По окончании работы в «Окнах» пошли домой. Сегодня мы с женой ночуем у меня, на Брестской.
После утренней тревоги метро закрыто. Сказали, что, возможно, движения сегодня не будет. На сквере у Большого театра, перед входом в метро, было много женщин с детьми. Странно было видеть совсем маленьких детей, которые, несмотря на поздний час, сонные бродят по дорожкам и возятся в песке.
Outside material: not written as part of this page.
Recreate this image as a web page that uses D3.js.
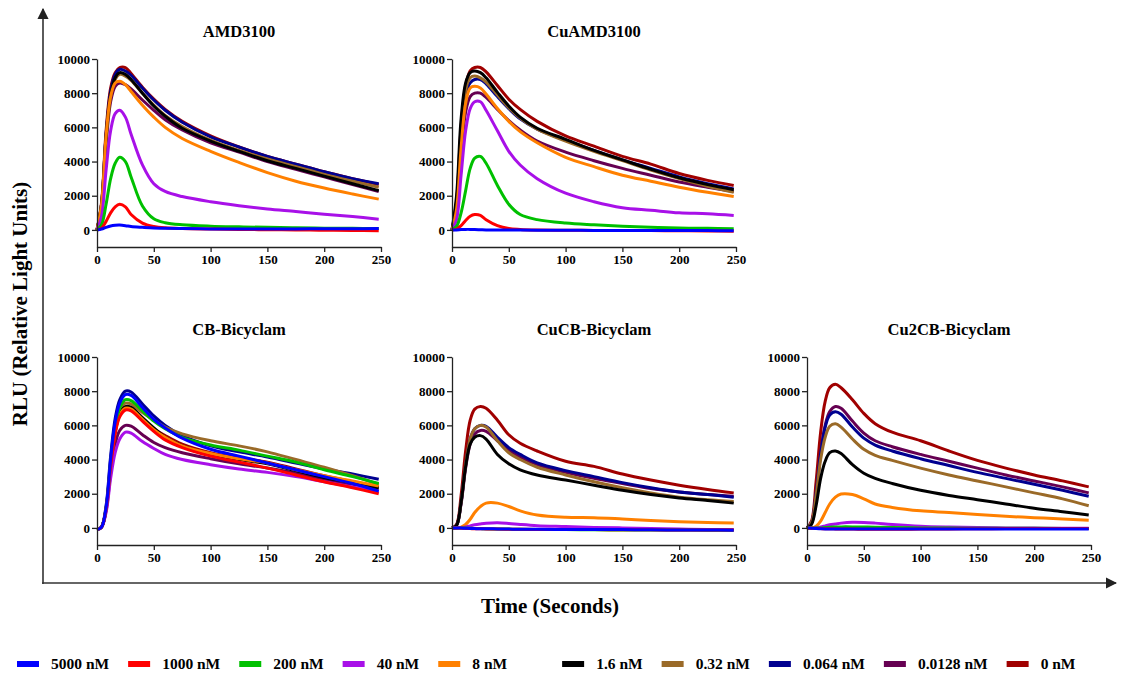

Немцы начинают бомбардировку по часам, в десять пятнадцать. У нас оставалось мало времени, надо было спешить домой. На улицах длинные очереди к троллейбусам и автобусам, они уходят переполненные. Чем ближе становилось время бомбежки, тем напряженнее делалась толпа на улице. Нам предстояло пройти несколько кварталов. Люди смотрели на часы, бросали очереди и быстрым шагом, переходящим в бег, направлялись к площади Маяковского. Сумерки сгущались, все поглядывали на небо. Где-то за Белорусским вокзалом зловеще громоздились облака. На площади Маяковского с сухим треском разорвалась ракета, брызги огня на мгновение осветили площадь. После яркого света сразу стало темно. У метро чернела толпа. Мы потеряли у входа еще несколько минут. В это время завыли сирены, мы побежали к ближайшему убежищу в большом девятиэтажном доме новой стройки. Со всех сторон к нему бежали люди.
Несколько поворотов лестницы вниз, и мы в бомбоубежище. Деревянные столбы подпирают перекрытия подвала, заранее внушая чувство недоверия к прочности этого сооружения. Наспех сделанные полати, на полу несколько матрасов. Стены на самом верху прорезаны амбразурами окон, заваленных мешками с землей. Убежище быстро заполняется, дышать становится трудно. Почти тотчас же началась стрельба зениток. Земля хорошо резонирует. Потом минуты напряженной тишины. Люди мало-помалу успокаиваются, тела обмякают, люди начинают засыпать. Их очень много, они плотно прижались друг к другу, образуя сплошной ковер из человеческих тел. Я засыпаю.
Страшный удар потрясает стены, я просыпаюсь оглушенный. Огромный дом ходит как во время землетрясения. Люди вскакивают и инстинктивно выбрасывают для защиты свои руки, такие сейчас беспомощные. Мне кажется, что потолок рушится.